Whilst it might be nice to get a bit of respite from the office, a study by The Khaleej Times found that UAE residents are struggling with some aspects of these measures, such as feelings of being disconnected, lack of opportunities to learn from colleagues and in some cases, an increase in workload. There is also the problem that for many people right now, working from home measures means that there is no distinction from work-home life and therefore turns the home into work. There is no escaping it. That is why, keeping in mind the benefits of working from home, it might be time for managers and business owners to make some much-needed changes to the working environment.
When offices do finally decide to open again fully, it is important that managers and business owners take into account everything that has happened in this year and to learn from both the enjoyment and grievances that employees have in regards to working from home. That is why, after bringing the office into our homes, it might be time to consider doing it the other way around. Whilst no-one is saying that employees should suddenly start coming to work in their pyjamas and lounge around in the office all day, the experiences of working from home have certainly started conversations and new ways of thinking about how we see office spaces.
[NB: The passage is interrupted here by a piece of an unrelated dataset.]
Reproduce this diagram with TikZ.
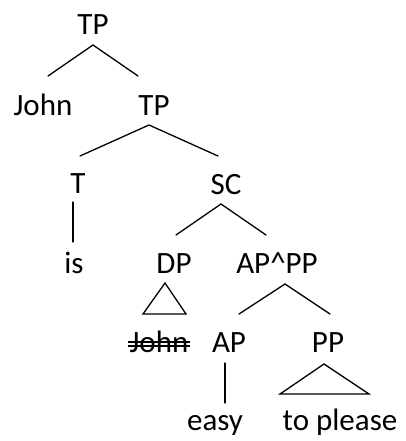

We spend so much of our time in the office, that it is perhaps time we start making it a place that we genuinely enjoy going to, a sentiment echoed by Betterhomes Managing Director, Richard Waind, who claims “the office of the future needs to be more than just a place to work. It will need to entice workers back with some of the comforts of home and create spaces that are truly collaborative”. If the problems that people are having with working from home are anything to go by, people are longing for more collaborative environments. The days of individual, isolating office cubicles are over. With falling office prices, now is absolutely the time to invest in offices that have shared spaces that really encourage collaborative working. Companies can even afford bigger offices that have bigger break rooms, and entertaining spaces, in order to transform them into comforting and relaxing spaces.
At the end of the day, the office is supposed to be for the employees. Find out what they want. Allow them to bring their home into the office, encourage photos, and plants. Invest in some comfy chairs for the break room. Ask them about how the office can be a more lively, and enjoyable place, which in turn will create a great company culture.